A Christian Science perspective.
The beauty of renewables, such as wind, is that they help us realize an immense supply of useful energy that is already available. As explained in a recent Monitor feature, we have good reason for optimism about these new technologies and can be excited for the benefits of energy transformation.
Nonetheless, talk of new energy also conjures up a lot of worries. For instance, many fear that a transition to renewables will imperil access to reliable and cheap energy.
A spiritual approach allows us to reject fear and limitation, drawing instead from inspired concepts about God and the limitless resources that the Divine bestows on mankind. A spiritual approach to energy recognizes God as the all-powerful prime mover, the one true power source in the universe, capable of providing for all of the needs of humanity effectively, efficiently, reliably, and harmlessly right this instant and on a consistently replenishing basis.
This approach is not just platitudes. It’s a way forward validated by the experiences of centuries of spiritual thinkers contemplating how to overcome material lack.
King David was familiar with relying on God when faced with heavy lifting. Perhaps this recognition inspired him to write the psalms attributed to him, including this line recognizing all that God provides: “my cup runneth over” (23:5). This passage conveys the immense blessing of God’s beauty shining, dissolving burdens and improving our capacity to do good work.
A few thousand years later, Mary Baker Eddy, the founder of Christian Science, wrote: “Let us feel the divine energy of Spirit, bringing us into newness of life.... Let us rejoice that we are subject to the divine ‘powers that be’ ” (“Science and Health with Key to the Scriptures,” p. 249). With words like these, Mrs. Eddy inspired a way of thinking, carried on today, that proved the potency of spiritual thought brought to bear on societal and individual challenges.
While recently attending a scientific conference, I caught up with several friends who were pursuing business ideas aimed at solving energy challenges. These conversations made me grateful for the work that is being done already. However, it also made me recognize the opportunity to pray to support visionary thinkers everywhere as they seek to implement systems that will meet our energy demands and lessen their impact on our climate.
Expanding on a spiritual source of energy won’t just help society obtain cheaper and cleaner electrons, although this is certainly a high priority. It will also send ripples of inspired thought to meet the challenges we face individually and collectively.

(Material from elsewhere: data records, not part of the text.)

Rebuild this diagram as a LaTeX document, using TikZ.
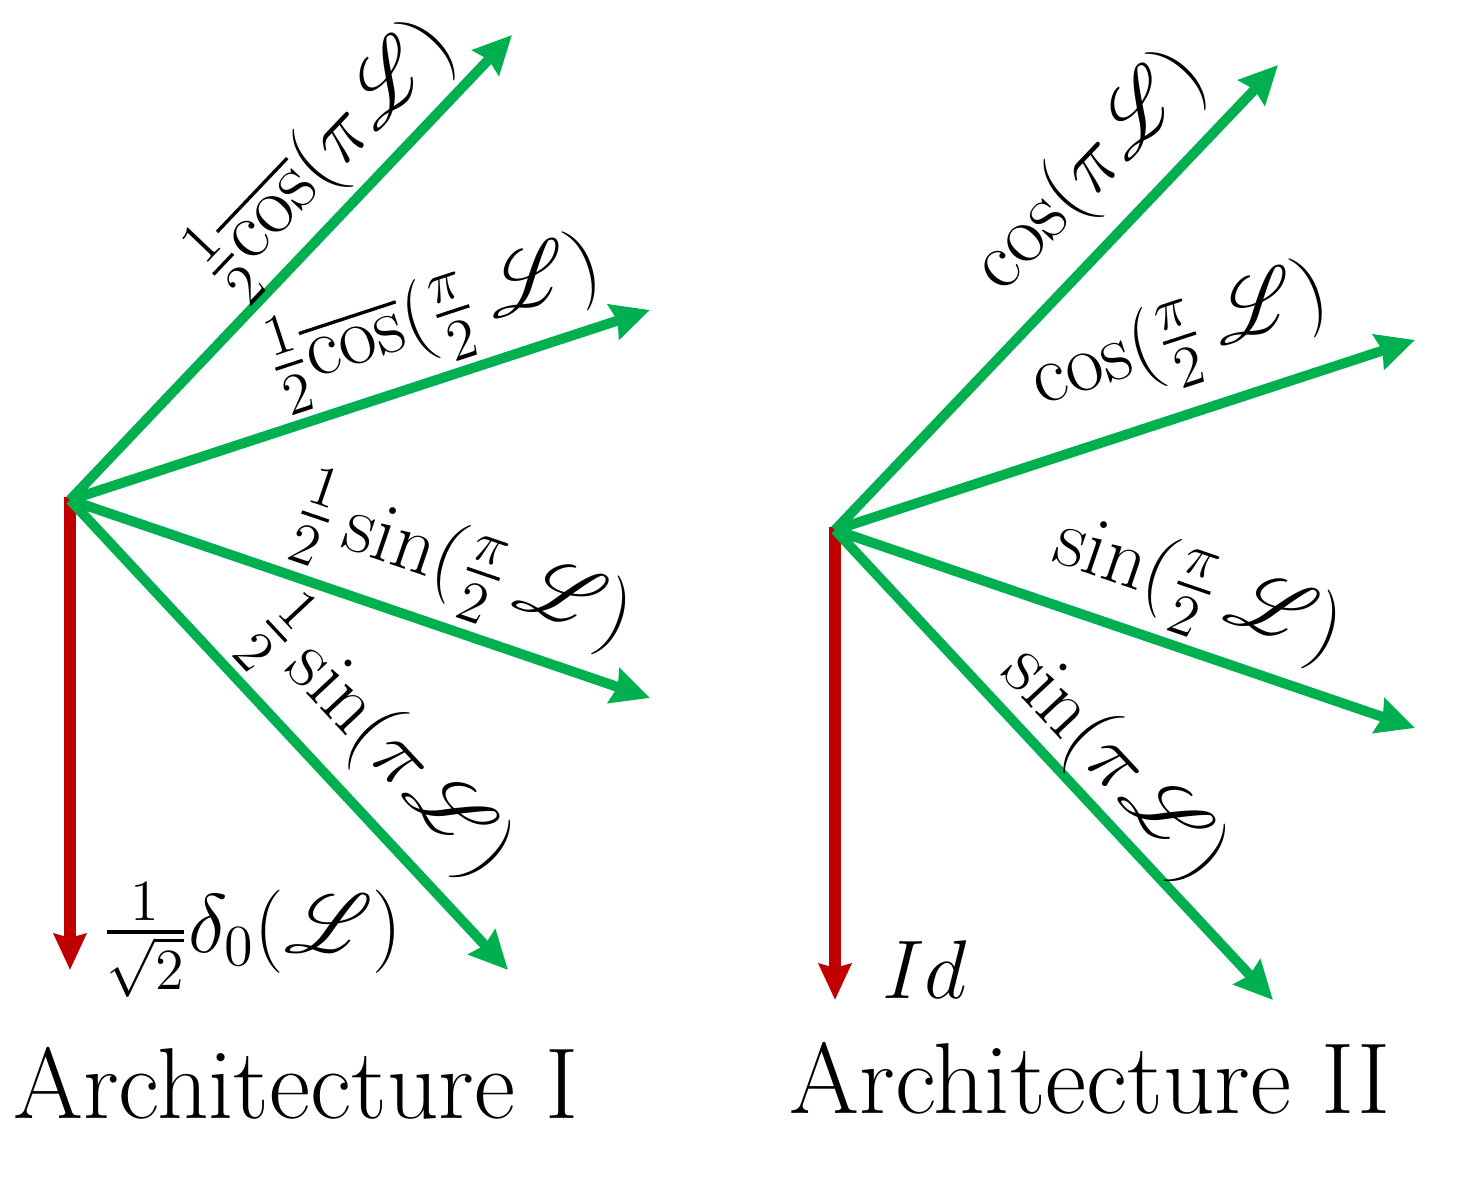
\RequirePackage{fix-cm}
\documentclass[tikz,border=0pt]{standalone}
\usepackage{amsmath}
\usepackage{mathrsfs}
\usetikzlibrary{arrows.meta}
\definecolor{garr}{RGB}{0,176,80}
\definecolor{rarr}{RGB}{192,0,0}
\tikzset{
  garrow/.style={draw=garr, line width=2.5pt, -{Stealth[length=9.5pt,width=9pt,inset=1pt]}},
  rarrow/.style={draw=rarr, line width=3.2pt, -{Stealth[length=9pt,width=8pt,inset=1pt]}},
  lab/.style={inner sep=0pt, font=\fontsize{20.8}{25}\selectfont},
  ttl/.style={inner sep=0pt, font=\fontsize{25.2}{30}\selectfont, anchor=base},
}
\begin{document}
\begin{tikzpicture}[x=0.25pt, y=-0.25pt]
\useasboundingbox (0,0) rectangle (1457,1195);
% Architecture I
\coordinate (O1) at (70,500);
\coordinate (A1) at (512,35);
\coordinate (A2) at (650,310);
\coordinate (A3) at (650,698);
\coordinate (A4) at (508,970);
\coordinate (A5) at (70,970);
\coordinate (O1r) at (70,497);
\draw[rarrow] (O1r) -- (A5);
\draw[garrow] (O1) -- (A1);
\draw[garrow] (O1) -- (A2);
\draw[garrow] (O1) -- (A3);
\draw[garrow] (O1) -- (A4);
\node[lab, rotate=46.45] (l1) at (326,156) {$\frac{1}{2}\overline{\cos}(\pi\mathscr{L})$};
\node[lab, rotate=18.14] (l2) at (435,317) {$\frac{1}{2}\overline{\cos}(\frac{\pi}{2}\,\mathscr{L})$};
\node[lab, rotate=-18.85] (l3) at (463,567) {$\frac{1}{2}\sin(\frac{\pi}{2}\,\mathscr{L})$};
\node[lab, rotate=-47] (l4) at (380,742) {$\frac{1}{2}\sin(\pi\mathscr{L})$};
\node[lab] (l5) at (252,940) {$\frac{1}{\sqrt{2}}\delta_0(\mathscr{L})$};
\node[ttl] (t1) at (296,1119) {Architecture I};
% Architecture II
\coordinate (O2) at (835,530);
\coordinate (B1) at (1278,65);
\coordinate (B2) at (1415,340);
\coordinate (B3) at (1415,728);
\coordinate (B4) at (1273,1000);
\coordinate (B5) at (835,1000);
\coordinate (O2r) at (835,527);
\draw[rarrow] (O2r) -- (B5);
\draw[garrow] (O2) -- (B1);
\draw[garrow] (O2) -- (B2);
\draw[garrow] (O2) -- (B3);
\draw[garrow] (O2) -- (B4);
\node[lab, rotate=46.45] (r1) at (1090,172) {$\cos(\pi\mathscr{L})$};
\node[lab, rotate=18.14] (r2) at (1181,342) {$\cos(\frac{\pi}{2}\,\mathscr{L})$};
\node[lab, rotate=-18.85] (r3) at (1197,593) {$\sin(\frac{\pi}{2}\,\mathscr{L})$};
\node[lab, rotate=-47] (r4) at (1113,765) {$\sin(\pi\mathscr{L})$};
\node[lab] (r5) at (925,970) {$Id$};
\node[ttl] (t2) at (1090,1114) {Architecture II};
\end{tikzpicture}
\end{document}
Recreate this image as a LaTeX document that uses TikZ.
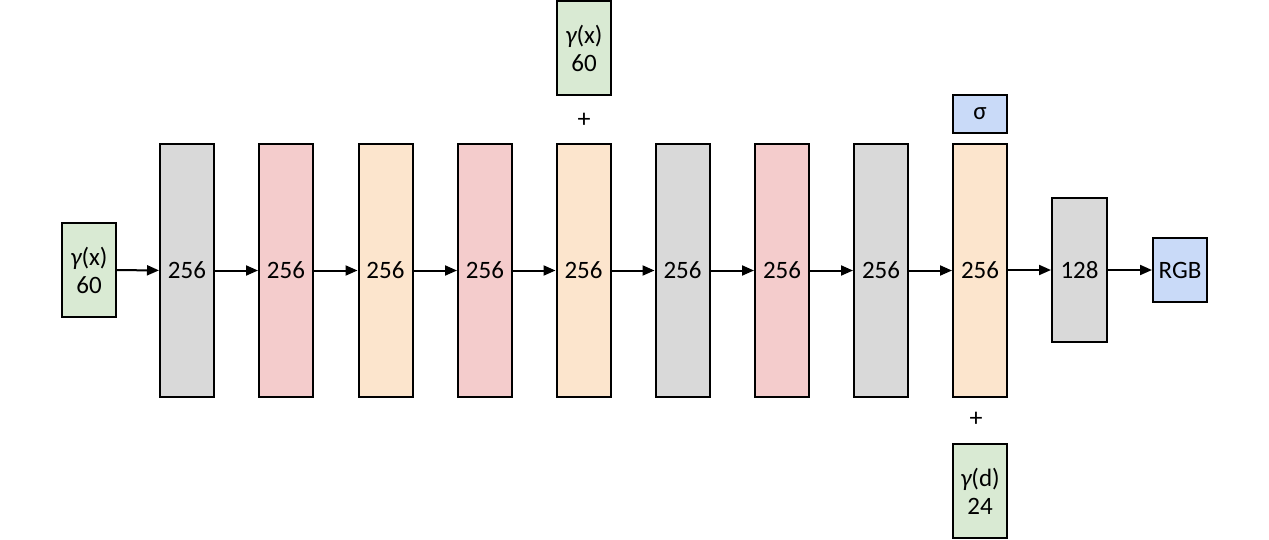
\documentclass[tikz,border=0pt]{standalone}
\usepackage{fontspec}
\setmainfont{Carlito}
\usetikzlibrary{arrows.meta}
\definecolor{cgray}{HTML}{D9D9D9}
\definecolor{cred}{HTML}{F4CCCC}
\definecolor{corange}{HTML}{FCE5CD}
\definecolor{cgreen}{HTML}{D9EAD3}
\definecolor{cblue}{HTML}{C9DAF8}
\newcommand{\gam}{{\itshape γ}}
\tikzset{
  box/.style={draw=black, line width=2pt, inner sep=0pt, align=center, text=black,
    font=\fontsize{25}{28}\selectfont},
  col/.style={box, minimum width=54pt, minimum height=253pt},
  gbox/.style={box, fill=cgreen, minimum width=54pt, minimum height=94pt},
  conn/.style={line width=2pt, -{Triangle[length=12pt,width=10pt]}},
  plus/.style={inner sep=0pt, font=\fontsize{26}{28}\selectfont}
}
\begin{document}
\begin{tikzpicture}[x=1pt,y=-1pt]
\useasboundingbox (0,0) rectangle (1269,539);
\node[gbox] (in) at (89,270) {\gam(x)\\60};
\node[col, fill=cgray]   (c1) at (187,270.5) {256};
\node[col, fill=cred]    (c2) at (286,270.5) {256};
\node[col, fill=corange] (c3) at (385.5,270.5) {256};
\node[col, fill=cred]    (c4) at (485,270.5) {256};
\node[col, fill=corange] (c5) at (583.5,270.5) {256};
\node[col, fill=cgray]   (c6) at (682.5,270.5) {256};
\node[col, fill=cred]    (c7) at (782,270.5) {256};
\node[col, fill=cgray]   (c8) at (881,270.5) {256};
\node[col, fill=corange] (c9) at (980,270.5) {256};
\node[box, fill=cgray, minimum width=55pt, minimum height=144pt] (c10) at (1079.5,270) {128};
\node[box, fill=cblue, minimum width=54pt, minimum height=64pt] (rgb) at (1180,270) {RGB};
\node[box, fill=cblue, minimum width=54pt, minimum height=38pt] (sigma) at (980,114) {σ};
\node[gbox] (gx) at (584,48) {\gam(x)\\60};
\node[plus] (p1) at (584,120) {+};
\node[plus] (p2) at (976,419) {+};
\node[gbox] (gd) at (980,491) {\gam(d)\\24};
\draw[conn] (in) -- (c1);
\draw[conn] (c1) -- (c2);
\draw[conn] (c2) -- (c3);
\draw[conn] (c3) -- (c4);
\draw[conn] (c4) -- (c5);
\draw[conn] (c5) -- (c6);
\draw[conn] (c6) -- (c7);
\draw[conn] (c7) -- (c8);
\draw[conn] (c8) -- (c9);
\draw[conn] (c9.east |- c10) -- (c10);
\draw[conn] (c10) -- (rgb);
\end{tikzpicture}
\end{document}
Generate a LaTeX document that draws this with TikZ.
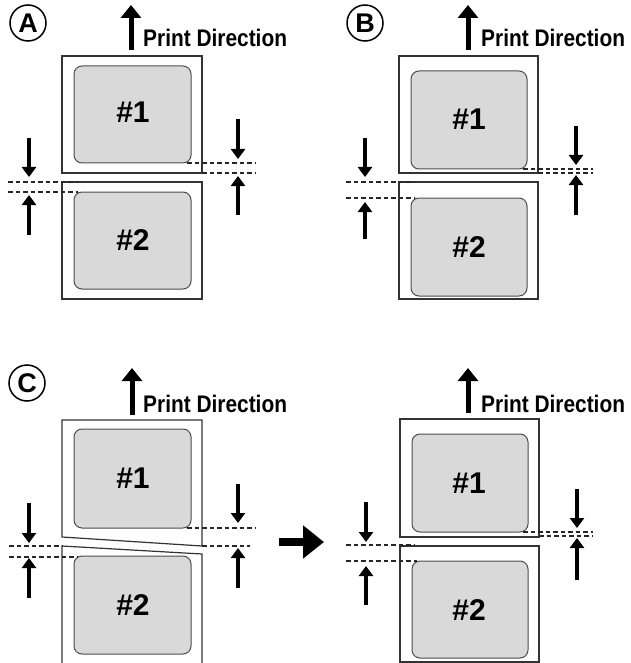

Energy, spiritually conceived, sheds light on situations. It helps those who feel overworked to accomplish their tasks more efficiently, and provides those who struggle to find work with rewarding employment. It removes obstacles of fear, exhaustion, intermittence, and insufficiency that block pathways to success. It brings renewal and empowerment. A spiritual understanding of energy will demonstrate that, as Paul puts it in the Bible, “God is able to make all grace abound toward you; that ye, always having all sufficiency in all things, may abound to every good work” (II Corinthians 9:8).